Through their reading, their debates and their conversations with professors like Malcolm Bell, these students came to appreciate the classical dynamic in the lives and careers of the Founders, and discovered its significance for their ideas and their actions. Now when these students walk around this Lawn, they see it with new eyes. When they read the Declaration of Independence or the Constitution, they read them from their own informed perspective. When they confront a controversy about the separation of church and state, they have some evidence to employ in forming their opinions. They are not content with internet answers to tough questions. Here, I submit, is the value of a liberal education: to see familiar things with new eyes, and to form judgments based upon hard-won knowledge.

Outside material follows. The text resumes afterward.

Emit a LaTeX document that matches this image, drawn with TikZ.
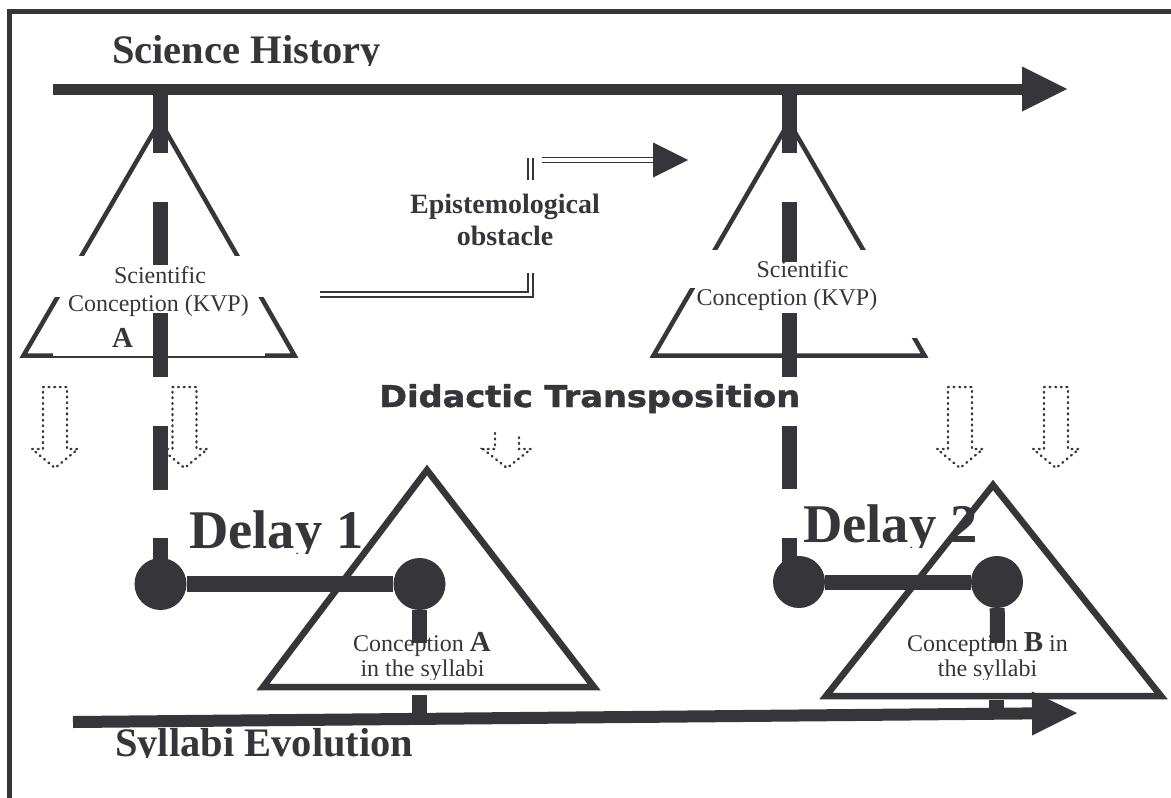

So as you enjoy the ceremony on the Lawn today, and then walk to wherever you are going next, look again at each thing you see, look at it and think about what it means. At the far end, the Rotunda, modeled on the Pantheon in Rome. Descending the Lawn, the Tuscan colonnade, the Greek pavilions, the statues of Jefferson and Washington, and of the poet Homer, and finally, above and behind me, the inscription in ancient Greek on the frieze of Cabell Hall. Though it is a quotation from the Gospel of John, and though it dates, with Cabell Hall, to the early 20th century, it makes a fitting conclusion to my remarks this morning, and a fitting commencement for the Class of '08: "You will know the truth, and the truth will make you free."

The truth is what you now commit yourselves to find, and I wish you Godspeed in finding it.